Grzybowa czy barszcz? Potrawy wigilijne na stołach w różnych regionach Polski. Gdzie podadzą nam kłosy, a gdzie kłóty?
Zupa grzybowa
Zacznij od suszonych grzybów. Użyłam tym razem 20 gramów suszonych prawdziwków oraz 20 gramów suszonych podgrzybków. Suszone grzyby umieść w większym naczyniu i zalej dwiema szklankami (500 ml) zimnej wody (może być woda z kranu). Miseczkę przykryj np. talerzykiem i odstaw w suche i chłodne miejsce na minimum 8 godzin, a najlepiej na całą noc. Grzyby wchłoną część wody i zmiękną. Różnicę widać od razu. Woda zrobiła się ciemna, a grzyby napuchły.

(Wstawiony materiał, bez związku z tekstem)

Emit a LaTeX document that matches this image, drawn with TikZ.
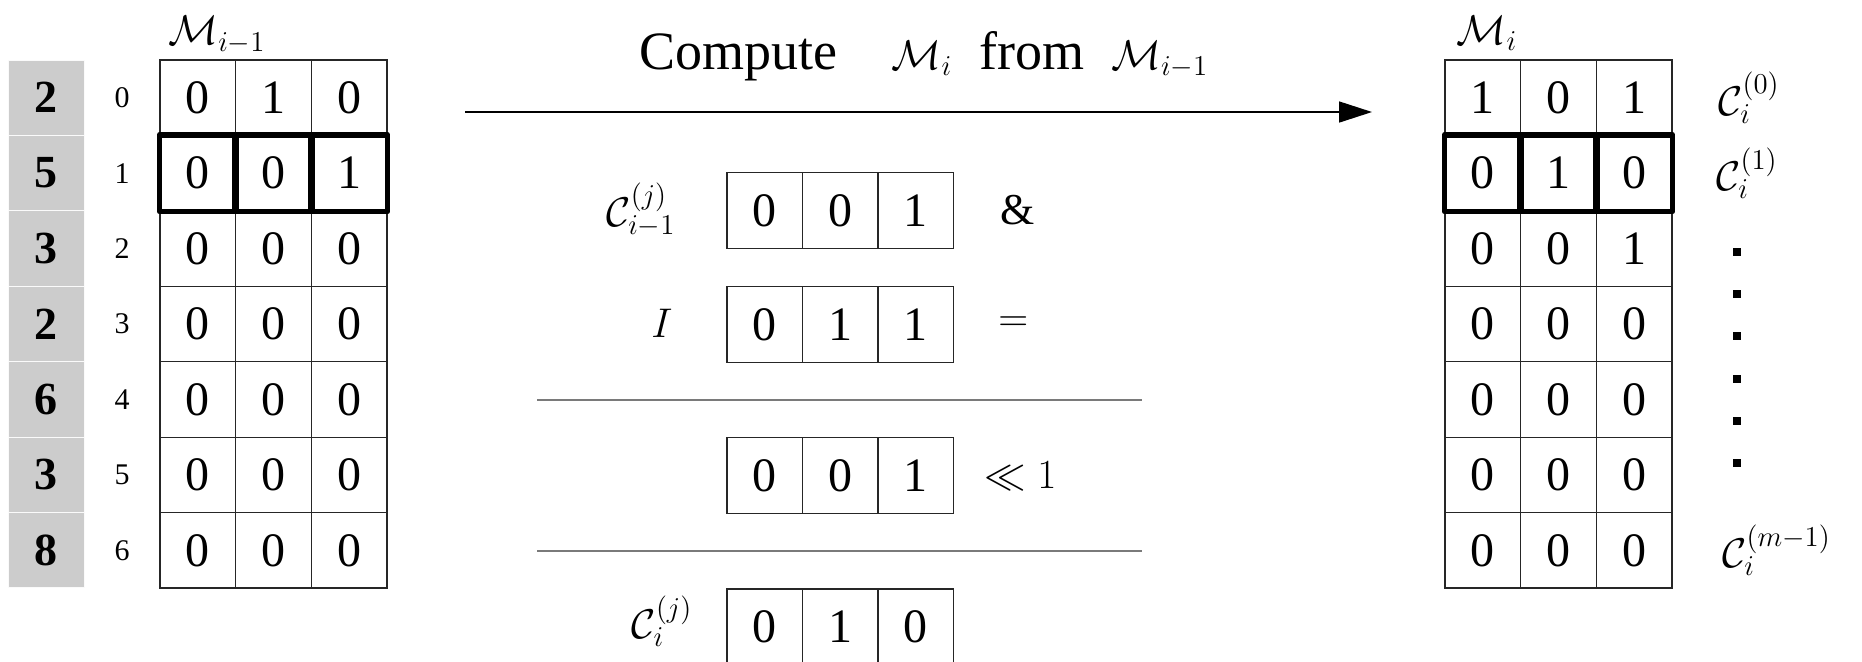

Wodę z moczenia grzybów przelej do szklanki. Będzie to zapewne szklanka ciemniej wody. Nie wylewaj jej, ponieważ dodasz ją potem do zupy. Jeśli grzyby suszone były prawidłowo, to woda nie powinna być gorzka. Nagrzej niedużą patelnię. Roztop łyżkę masła klarowanego lub wlej ewentualnie dwie łyżki oleju do smażenia. Małą cebulę obierz, poszatkuj drobno o umieść na patelni z tłuszczem. Podsmażaj ją około pięciu minut na niedużej mocy palnika, tylko do lekkiego zarumienia/zeszklenia.
Po tym czasie dodaj też wszystkie odcedzone grzybki (u mnie bez krojenia ich na mniejsze kawałki). Całość podsmażaj 10 minut na małej mocy palnika. Co parę minut zamieszaj wszystko przy pomocy drewnianej łyżki.